By Kris Tait, managing director, Croud

People love to support independent businesses with a strong sense of identity and ethics — and DTC brands tend to provide exactly that. As such, the retail industry has seen independent retailers like Reformation, Glossier and Everlane explode in popularity, providing specialist products and showcasing the sort of category growth that many traditional retailers could only dream of.

The next logical step for DTC businesses looking to expand would be to leverage a new sales channel to meet demand and grow the business. And where better to do that than a reseller? Imagine: your beloved products displayed on the likes of Amazon or Sephora, alongside some of the biggest names in the industry.

This can be an excellent strategic move. Brands get significant exposure and can take advantage of the easy buying process afforded by the likes of Amazon, such as faster shipping and a frictionless purchase journey, which provides greater convenience to the consumer.

Yet what we’re seeing time and time again is that businesses are adding new channels into the mix without changing anything in the way they buy media, or their understanding of how their customers’ purchase behavior changes.

Subsequently, sales to their once fast-growth website start to plateau or even decline. But if overall and incremental sales are going up, everyone should be happy — right? Not so much. This growth can put the ecommerce team responsible for website sales in a tricky position. However, there are ways DTC brands can confidently and effectively expand into new channels without losing control of sales or the consumer journey.

Sing from the same hymn sheet
Before building a house, it’s important to lay a solid foundation.This logic is no different when working alongside resellers. It’s easy to forget that when a business is leveraged, a certain amount of control is relinquished, so it’s important that everything is in order with the current business before making this significant step.

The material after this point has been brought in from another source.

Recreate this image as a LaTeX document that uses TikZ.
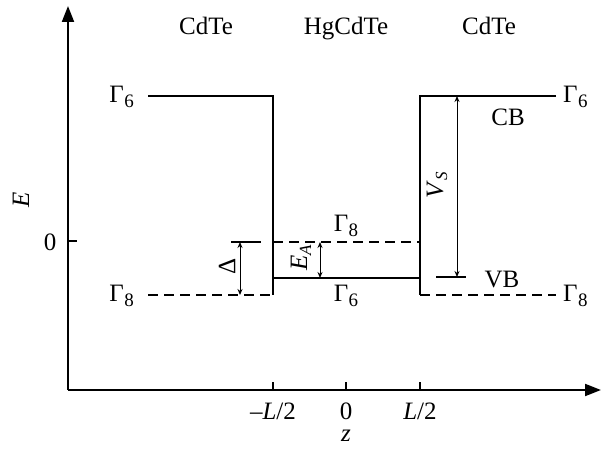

The first step to selling with resellers is to impact a cultural change across the whole business. Ensure every stakeholder — from internal teams to affiliates, resellers and distribution companies — understands the agreed upon growth strategy and speaks the same language across the board; or else it’s very easy for a business to become siloed and lose the big picture.

The effects of not doing this early on, and therefore staying siloed, can be felt deeply. A popular wellness brand I know started leveraging Amazon as a sales platform earlier this year, but found it challenging to drive incremental sales, and not just shift where customers were buying from. When faced with the choice, consumers shopped with Amazon over direct channels. Rather than recognize the movement of sales from one channel to another, the brand continued to plough investment into their own website, expecting the same ROAS. Naturally, this left the team responsible for website sales scratching their heads as to why the results of their marketing efforts were decreasing over time.

The solution, of course, would be to have a clear, cohesive measurement strategy across the entire business and all departments working toward the same goal. If the consumer has an easier experience buying from Amazon over your website, lean into it — and don’t battle against it.

Choose the approach to measurement, and do it really well
To this point, it is crucial to agree the measurement framework against which you’ll judge success across the business upfront. Without measurement, businesses won’t necessarily be clear as to where sales are coming from and therefore won’t have the correct data informing them of where to invest next.

Too many businesses rely on outdated measurement methods and are then surprised when their marketing efforts don’t deliver incredible results. Take the last-click attribution model: so many businesses are using this as a method of measurement when it fails to take into account the actual customer journey. Should an affiliate be getting the credit they often do for the sale when a consumer is simply searching for a coupon, after having already decided what they want to buy? The answer is most likely no. Consumers are shopping across different devices and touchpoints, and their relationship with a business — and path to purchase — is far more convoluted than it once was.

As technology has reshaped the way audiences shop, businesses of all kinds must make the switch to multi-touch attribution measurement and take into account the full customer buying journey. This will ensure your efforts to reach new customers do not go to waste and more of your budget can be invested into truly driving incremental business. Once a solid method of measurement is established, it must be consistent across the entire business. This means when new channels like Amazon are added, that sales data is available to your whole business. Otherwise teams will continue working in silos, competing against each other for the same customer.

Embracing resellers can be a great way for DTC businesses to expand, but brands need to understand how this will inevitably change their revenue split between channels. Most importantly, it’s key to recognize how this will change the way their customers buy their products in the future. Ultimately the aim is incremental sales, not cannibalization of sales you were already getting from your website.